The results after 5K sessions?
Size on top: $2.58/session
Color on top: $3.6/session
Probability to be best (~significance, but Bayesian): 95%
That's a 40% in-sample increase and a significant result by just flipping the order of the options 🤯
Lesson: Place your most engaged option first.
Now, I could let it run longer and get more data. 5K sessions isn't a lot, and Google recommends running experiments for at least 14 days to account for seasonalities, etc.
But I'm not here to get exact numbers; I'm here to stack minor, iterative improvements. And I think the logic backs the result up.
By putting colors above sizes on the PDP, I reduce the scroll needed to go through the colors. Essentially, I decrease friction. Also, I reduce the likelihood of a visitor missing that the product exists in multiple colors as the colors are in the viewport more often.

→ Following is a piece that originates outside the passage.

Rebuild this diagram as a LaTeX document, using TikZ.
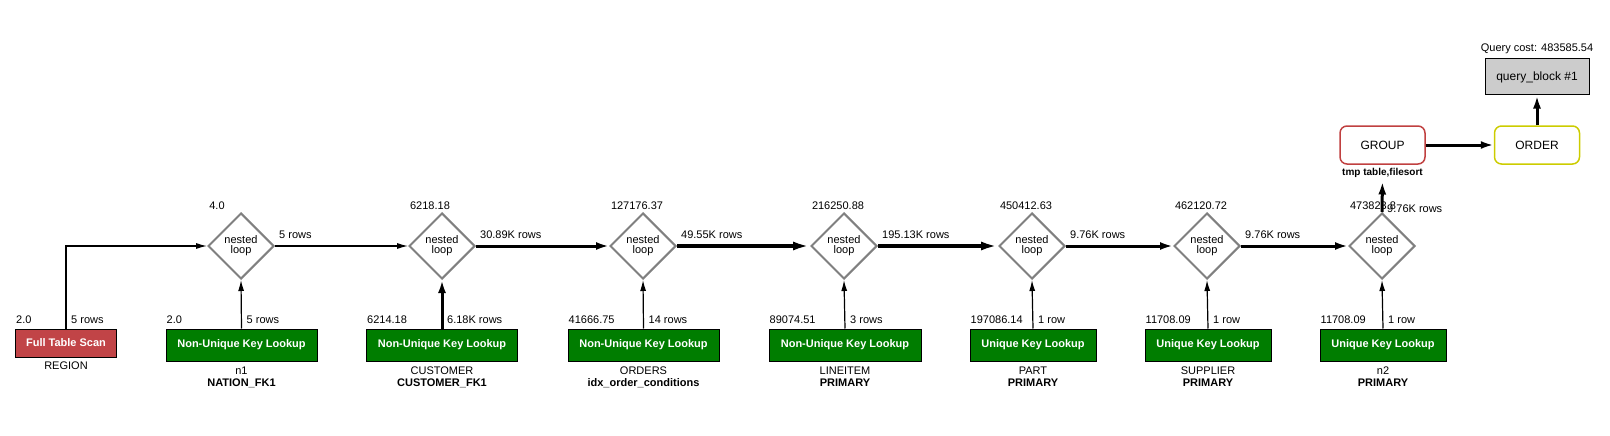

A sidenote about signififance
It's a misconception that the "result" is "true" as long as the significance/p-level is above the 95%/5% threshold. It's not necessarily. For the formulas behind those numbers to hold up in the "real world," the underlying data generating process must meet particular assumptions. If these assumptions aren't satisfied, the formula breaks. It'll be like 2+2 = 5.
A non-theoretical way of thinking about it is that the more data you have, the less those assumptions matter. That's also why Google recommends that you keep an experiment alive for at least 14 days to increase the likelihood of you having enough data points.